The gaon Mevasser (916/7–925/6) appointed Aaron resh kallah ("head of the kallah") although he did not come from a family of scholars. He was the son-in-law of Bishr b. Aaron, one of Baghdad's wealthiest and most respected citizens. According to the tenth-century chronicler Nathan ha-Bavli, who does not seem to have admired Aaron, Aaron was very eloquent and erudite, but Saadiah was a much greater scholar and Aaron envied him for his superior learning. In the campaign against Saadiah, led by the exilarch David b. Zakkai, Aaron took the exilarch's side and attacked Saadiah in a malicious epistle. Upon the death of Gaon Ḥananiah (Ḥanina), the father of *Sherira Gaon, Aaron assumed the direction of the academy, although Amram b. Meswi, Sherira's uncle, who was the av bet din, was more deserving of the gaonate. Aaron was a self-righteous and willful person, and his term of office was marked by endless quarrels. Many years later a rival gaon, Nehemiah b. Kohen Ẓedek, was nominated, but he was unable to assert himself against Aaron who, according to Sherira, excelled him in scholarship. Sherira's son Hai, who later became gaon, was Aaron's pupil in his youth.

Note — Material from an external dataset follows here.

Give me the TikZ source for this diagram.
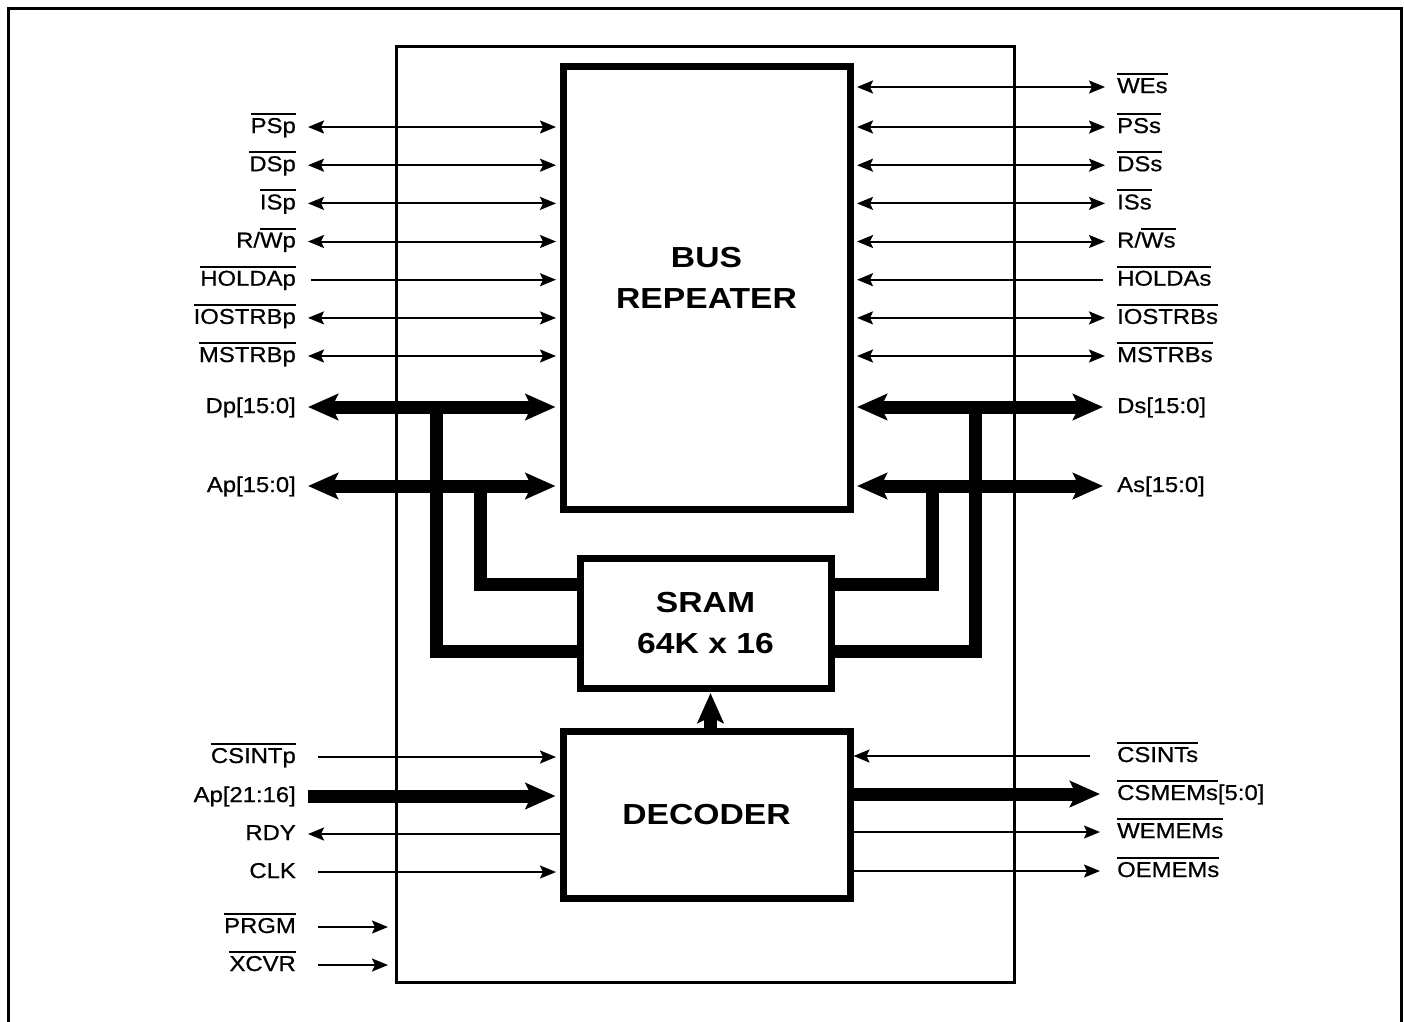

Only fragments of Aaron's literary work have been preserved; the Teshuvot ha-Ge'onim contain four responsa ascribed to him (Ḥemdah Genuzah (1863), no. 37–40, and Rashi Pardes, ed. by H.Y. Ehrenreich (1924), 118–22), but only one of these is definitely by Aaron. Another responsum by Aaron was published in Jeschurun, 12 (1925), 50–51. Sherira and Hai Gaon mention Aaron's interpretation of a passage in the tractate Yevamot in one of their legal opinions (L. Ginzberg, Geonica, 2 (1909), 67). Aaron also wrote an Arabic commentary on the Pentateuch, in the same style as that of his rival Saadiah. The few existing fragments are inadequate to judge the character of this work, or its relationship to Saadiah's exegesis. Aaron's commentary on Deuteronomy (beginning with the weekly portion Shofetim) is also mentioned. Fragments of his commentary on other parts of the Pentateuch are cited in Abraham Ibn Ezra's commentary on the Pentateuch. Maimonides mentions Aaron among the older Jewish scholars who opposed the view of the Greek philosophers that the universe is eternal.


H. Malter, Saadia Gaon (Eng., 1921), 113–7, 126–82, 428; Neubauer, Chronicles, 1 (1965), 66; (1965), 80 ff.; Stein-schneider, Arab Lit, 71; B. Lewin (ed.), Iggeret Sherira Ga'on (1921), 130–4; Mann, Texts, 1 (1931), index; idem, in: Tarbiz, 5 (1933/34), 174–5; idem, in: jqr, 11 (1920/21), 426; A. Harkavy, Zikhron la-Rishonim, 1, pt. 5 (1892), 222; S. Poznański, in: jqr, 13 (1922/23), 377–8; idem, in: Ha-Goren, 6 (1906), 63.